* [Task]:
Without the pictures, repeat the listing character for character.

* [Dataset extract]:
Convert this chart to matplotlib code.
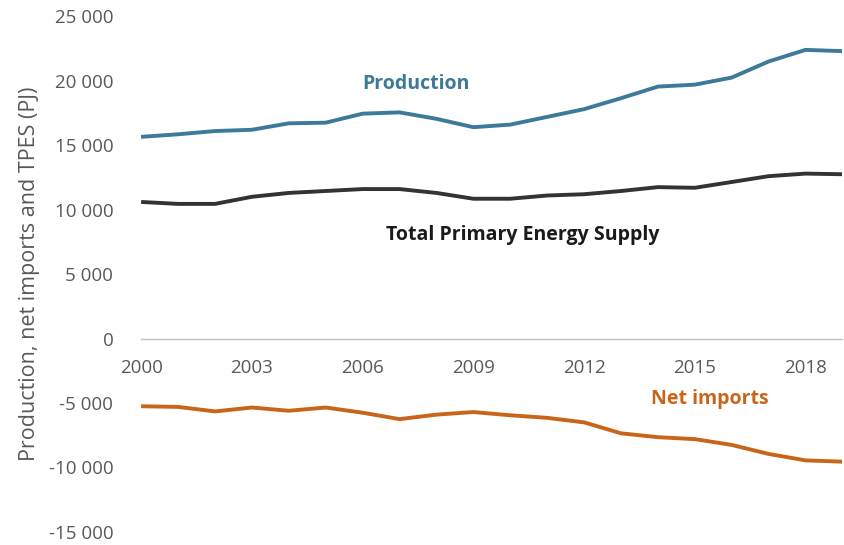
import matplotlib.pyplot as plt
from matplotlib.ticker import FuncFormatter

# values (PJ)
years = list(range(2000, 2020))
production = [15650, 15850, 16100, 16200, 16700, 16750, 17450, 17550, 17050, 16400,
              16600, 17200, 17800, 18650, 19550, 19700, 20250, 21500, 22400, 22300]
tpes = [10600, 10450, 10450, 11000, 11300, 11450, 11600, 11600, 11300, 10850,
        10850, 11100, 11200, 11450, 11750, 11700, 12150, 12600, 12800, 12750]
net_imports = [-5250, -5300, -5650, -5350, -5600, -5350, -5750, -6250, -5900, -5700,
               -5950, -6150, -6500, -7350, -7650, -7800, -8250, -8950, -9450, -9550]

x_ticks = [2000, 2003, 2006, 2009, 2012, 2015, 2018]
y_ticks = list(range(-15000, 25001, 5000))

C_PROD = "#3d7a99"
C_TPES = "#333333"
C_IMP = "#c8651b"
GREY = "#595959"

plt.rcParams["font.family"] = ["Open Sans", "DejaVu Sans"]

fig = plt.figure(figsize=(8.45, 5.45), dpi=100)
ax = fig.add_axes([0.167, 0.024, 0.83, 0.946])

ax.plot(years, production, color=C_PROD, lw=2.8, solid_capstyle="butt")
ax.plot(years, tpes, color=C_TPES, lw=2.8, solid_capstyle="butt")
ax.plot(years, net_imports, color=C_IMP, lw=2.8, solid_capstyle="butt")

ax.text(2007.45, 19750, "Production", color=C_PROD, fontsize=14, fontweight="bold",
        ha="center", va="center")
ax.text(2010.35, 8000, "Total Primary Energy Supply", color="#1a1a1a", fontsize=14,
        fontweight="bold", ha="center", va="center")
ax.text(2015.4, -4650, "Net imports", color=C_IMP, fontsize=14, fontweight="bold",
        ha="center", va="center")

ax.set_xlim(2000, 2019)
ax.set_ylim(-15000, 25000)
ax.set_xticks(x_ticks)
ax.set_yticks(y_ticks)
ax.yaxis.set_major_formatter(FuncFormatter(lambda v, p: f"{int(v):,}".replace(",", " ")))

for s in ["top", "right", "left"]:
    ax.spines[s].set_visible(False)
ax.spines["bottom"].set_position(("data", 0))
ax.spines["bottom"].set_color("#bfbfbf")
ax.spines["bottom"].set_linewidth(1.0)

ax.tick_params(axis="x", length=0, pad=15, labelsize=13.5, labelcolor=GREY)
ax.tick_params(axis="y", length=0, pad=20, labelsize=13.5, labelcolor=GREY)
ax.set_ylabel("Production, net imports and TPES (PJ)", fontsize=15.5, color=GREY, labelpad=6)

fig.savefig("out.png", dpi=100)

* [Response to the task]:
Convert this chart to matplotlib code.
import matplotlib.pyplot as plt
from matplotlib.ticker import FuncFormatter

# values (PJ)
years = list(range(2000, 2020))
production = [15650, 15850, 16100, 16200, 16700, 16750, 17450, 17550, 17050, 16400,
              16600, 17200, 17800, 18650, 19550, 19700, 20250, 21500, 22400, 22300]
tpes = [10600, 10450, 10450, 11000, 11300, 11450, 11600, 11600, 11300, 10850,
        10850, 11100, 11200, 11450, 11750, 11700, 12150, 12600, 12800, 12750]
net_imports = [-5250, -5300, -5650, -5350, -5600, -5350, -5750, -6250, -5900, -5700,
               -5950, -6150, -6500, -7350, -7650, -7800, -8250, -8950, -9450, -9550]

x_ticks = [2000, 2003, 2006, 2009, 2012, 2015, 2018]
y_ticks = list(range(-15000, 25001, 5000))

C_PROD = "#3d7a99"
C_TPES = "#333333"
C_IMP = "#c8651b"
GREY = "#595959"

plt.rcParams["font.family"] = ["Open Sans", "DejaVu Sans"]

fig = plt.figure(figsize=(8.45, 5.45), dpi=100)
ax = fig.add_axes([0.167, 0.024, 0.83, 0.946])

ax.plot(years, production, color=C_PROD, lw=2.8, solid_capstyle="butt")
ax.plot(years, tpes, color=C_TPES, lw=2.8, solid_capstyle="butt")
ax.plot(years, net_imports, color=C_IMP, lw=2.8, solid_capstyle="butt")

ax.text(2007.45, 19750, "Production", color=C_PROD, fontsize=14, fontweight="bold",
        ha="center", va="center")
ax.text(2010.35, 8000, "Total Primary Energy Supply", color="#1a1a1a", fontsize=14,
        fontweight="bold", ha="center", va="center")
ax.text(2015.4, -4650, "Net imports", color=C_IMP, fontsize=14, fontweight="bold",
        ha="center", va="center")

ax.set_xlim(2000, 2019)
ax.set_ylim(-15000, 25000)
ax.set_xticks(x_ticks)
ax.set_yticks(y_ticks)
ax.yaxis.set_major_formatter(FuncFormatter(lambda v, p: f"{int(v):,}".replace(",", " ")))

for s in ["top", "right", "left"]:
    ax.spines[s].set_visible(False)
ax.spines["bottom"].set_position(("data", 0))
ax.spines["bottom"].set_color("#bfbfbf")
ax.spines["bottom"].set_linewidth(1.0)

ax.tick_params(axis="x", length=0, pad=15, labelsize=13.5, labelcolor=GREY)
ax.tick_params(axis="y", length=0, pad=20, labelsize=13.5, labelcolor=GREY)
ax.set_ylabel("Production, net imports and TPES (PJ)", fontsize=15.5, color=GREY, labelpad=6)

fig.savefig("out.png", dpi=100)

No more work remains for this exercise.